Many people, trying to create payment systems at different levels, often face the question of how to transfer funds from one place to another. For example, one person needs to be able to get money from another person, or some online payment or e-wallet system needs to be able to remit (or charge) the funds or to some individual’s bank account.
Fundamentally, there are three ways, in which funds can be moved between bank accounts. In this article we are going to look at these three ways and list some advantages and disadvantages of each of them.
Bank wire (bank transfer)
The first (and, perhaps, the most familiar) way is a bank wire, sometimes, also called a bank transfer, although the term “wire” is more appropriate. Bank wire is commonly done through a SWIFT system.
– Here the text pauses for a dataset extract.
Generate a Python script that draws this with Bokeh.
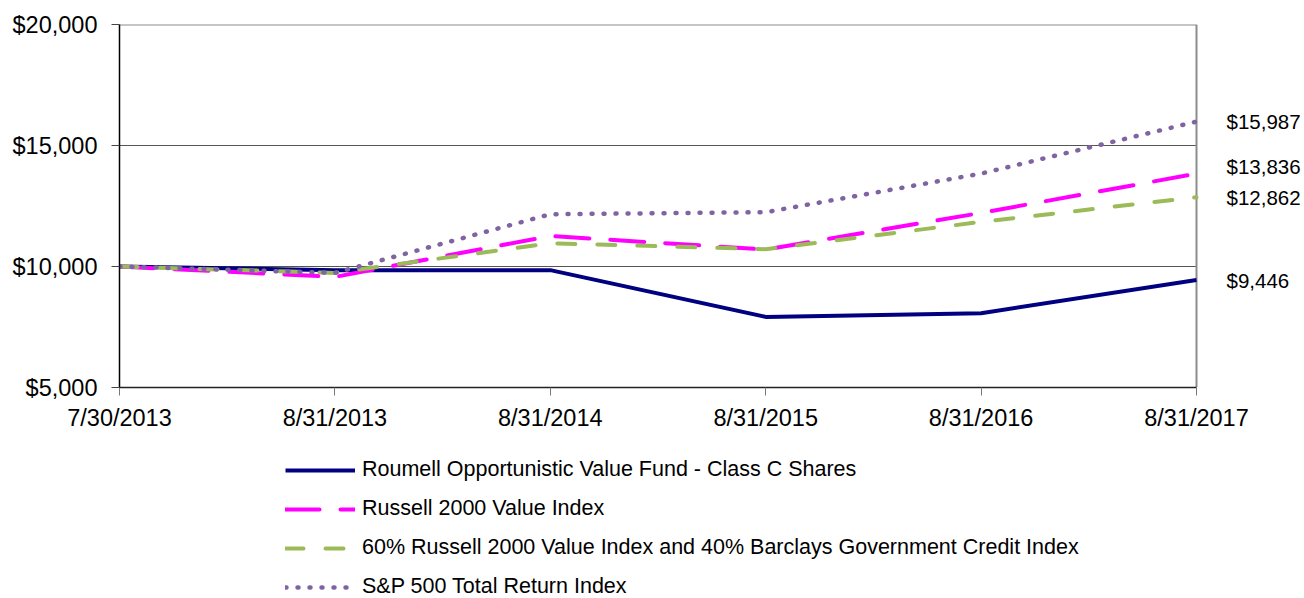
from bokeh.plotting import figure
from bokeh.layouts import column
from bokeh.models import (Range1d, FixedTicker, NumeralTickFormatter, Legend, LegendItem,
                          Label, Span)
from bokeh.embed import file_html
from bokeh.resources import INLINE

dates = ["7/30/2013", "8/31/2013", "8/31/2014", "8/31/2015", "8/31/2016", "8/31/2017"]
fund = [10000, 9850, 9850, 7917, 8070, 9446]
russell = [10000, 9570, 11260, 10700, 12215, 13836]
blend = [10000, 9735, 10963, 10715, 11843, 12862]
sp500 = [10000, 9735, 12160, 12244, 13840, 15987]
y_ticks = [5000, 10000, 15000, 20000]

names = ["Roumell Opportunistic Value Fund - Class C Shares",
         "Russell 2000 Value Index",
         "60% Russell 2000 Value Index and 40% Barclays Government Credit Index",
         "S&P 500 Total Return Index"]
end_labels = ["$15,987", "$13,836", "$12,862", "$9,446"]

FONT = "Liberation Sans"
x = list(range(len(dates)))
last = x[-1]

W = 1304
LEFT, TOP, PLOT_R, PLOT_B = 119, 24, 1196, 387
H1 = 440
H2 = 598 - H1
# frame extends to the right edge so the end labels are not clipped
x_end = last * (W - LEFT) / (PLOT_R - LEFT)

styles = [dict(line_color="#000080", line_width=4),
          dict(line_color="#FF00FF", line_width=4, line_dash="34 21", line_cap="round"),
          dict(line_color="#9BBB59", line_width=4, line_dash="18 22", line_cap="round"),
          dict(line_color="#8064A2", line_width=4.5, line_dash="1 11", line_cap="round")]
series_list = [fund, russell, blend, sp500]

p = figure(width=W, height=H1, output_backend="svg", toolbar_location=None,
           x_range=Range1d(0, x_end), y_range=Range1d(y_ticks[0], y_ticks[-1]),
           min_border_left=LEFT, min_border_right=0, min_border_top=TOP,
           min_border_bottom=H1 - PLOT_B)
p.background_fill_color = "white"
p.border_fill_color = "white"
p.outline_line_color = None

# grid lines and plot-area border, limited to the data's x extent
inner = y_ticks[1:-1]
p.segment(x0=[x[0]] * len(inner), x1=[last] * len(inner), y0=inner, y1=inner,
          line_color="#555555", line_width=1, level="underlay")
p.segment(x0=[x[0]], x1=[last], y0=[y_ticks[-1]], y1=[y_ticks[-1]],
          line_color="#8c8c8c", line_width=2, level="underlay")
p.add_layout(Span(location=last, dimension="height", line_color="#8c8c8c", line_width=2,
                  level="underlay"))

for series, st in zip(series_list, styles):
    p.line(x, series, **st)

# axes
p.xaxis.ticker = FixedTicker(ticks=x)
p.xaxis.bounds = (0, last)
p.xaxis.major_label_overrides = {i: d for i, d in enumerate(dates)}
p.xaxis.major_label_text_font = FONT
p.xaxis.major_label_text_font_size = "23.5px"
p.xaxis.major_label_text_color = "black"
p.xaxis.major_label_standoff = 9
p.xaxis.major_tick_out = 8
p.xaxis.major_tick_in = 0
p.xaxis.minor_tick_line_color = None
p.xaxis.axis_line_color = "#222222"
p.xaxis.axis_line_width = 1.5
p.xaxis.major_tick_line_color = "#777777"

p.yaxis.ticker = FixedTicker(ticks=y_ticks)
p.yaxis.formatter = NumeralTickFormatter(format="$0,0")
p.yaxis.major_label_text_font = FONT
p.yaxis.major_label_text_font_size = "23.5px"
p.yaxis.major_label_text_color = "black"
p.yaxis.major_label_standoff = 14
p.yaxis.major_tick_out = 8
p.yaxis.major_tick_in = 0
p.yaxis.minor_tick_line_color = None
p.yaxis.axis_line_color = "black"
p.yaxis.axis_line_width = 1.5
p.yaxis.major_tick_line_color = "#444444"

p.xgrid.grid_line_color = None
p.ygrid.grid_line_color = None

# end value labels
end_vals = [sp500[-1], russell[-1], blend[-1], fund[-1]]
offsets = [0, 7, 0, -1]
for txt, v, off in zip(end_labels, end_vals, offsets):
    p.add_layout(Label(x=last, y=v, text=txt, x_offset=30, y_offset=off,
                       text_font=FONT, text_font_size="20.5px", text_color="black",
                       text_baseline="middle", text_align="left"))

# legend panel (its lines hold the same data, outside its visible range)
p2 = figure(width=W, height=H2, output_backend="svg", toolbar_location=None,
            x_range=Range1d(0, 1), y_range=Range1d(0, 1),
            x_axis_type=None, y_axis_type=None, min_border=0)
p2.outline_line_color = None
p2.xgrid.grid_line_color = None
p2.ygrid.grid_line_color = None
leg_r = [p2.line(x, series, **st) for series, st in zip(series_list, styles)]
legend = Legend(items=[LegendItem(label=n, renderers=[r]) for n, r in zip(names, leg_r)],
                location=(166, -1), orientation="vertical",
                glyph_width=70, glyph_height=22, label_height=22, spacing=14,
                label_standoff=7, padding=0, margin=0,
                label_text_font=FONT, label_text_font_size="21.5px", label_text_color="black",
                border_line_color=None, background_fill_alpha=0)
p2.add_layout(legend, "center")

layout = column(p, p2, spacing=0)
open("out.html", "w").write(file_html(layout, INLINE))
Bank wire allows to move the funds from one bank to another (including, internationally). Generally, bank wires are executed quickly. If banks are located in the same time zone (or in neighboring time zones), the wire takes up to a few hours to clear. Execution of a wire, generally, involves bank representatives at each end of the wire, however, more and more banks now introduce automated wire submission services.
The problem with bank wires is that there are still very few systems, allowing to do wires in batch, so they usually have to be performed one by one. Beside that, bank wires, usually, carry a significant cost (especially, international ones).
Bank draft (sometimes also called bank transfer) is a transfer of money between two banks, using a clearing house. Examples include ACH in the US, BACS in the UK, and SEPA in Europe.
The information on the transfer is sent from the bank to the clearing house, which is responsible for contacting other banks involved and giving them respective instructions. Bank drafts are not performed in real time. Depending on the country, they take from one to three days. In many cases, if the transaction is not successful (due to lack of funds, or due to mistakes in the input), returns information might not be immediately available (see the article on ACH returns).
On the other hand, the cost of such transactions is significantly lower than the cost of wires, and bank drafts can easily be done in batches (sometimes, including hundreds of thousands of transactions).
Transfers through debit cards
This approach has a particular appeal to the US market, where the Durbin amendment regulates the interchange cost of debit card transactions. It will not necessarily work for low-amount payments, such as micro-payments, primarily, because, there is still going to be a 0.5% cost.
On the other hand, on high-ticket transactions (especially, in those cases when eventual profit margins allow it), this technique can successfully be used, limiting the selection of cards to Durbin-regulated ones, and using PIN-less debit networks.
There are also initiatives, by various companies (such as Dwolla), to introduce “real-time ACH payments” (payments which will cost closer to ACH, but work as wires).
The problem with many of such systems is that the coverage of financial institutions by these systems is still very low, while a real-time transfer can be performed only if both accounts are at the banks, participating in the service.
Before deciding on your money-moving strategy, you should consider your specific use-cases and costs, and then – make your choices accordingly.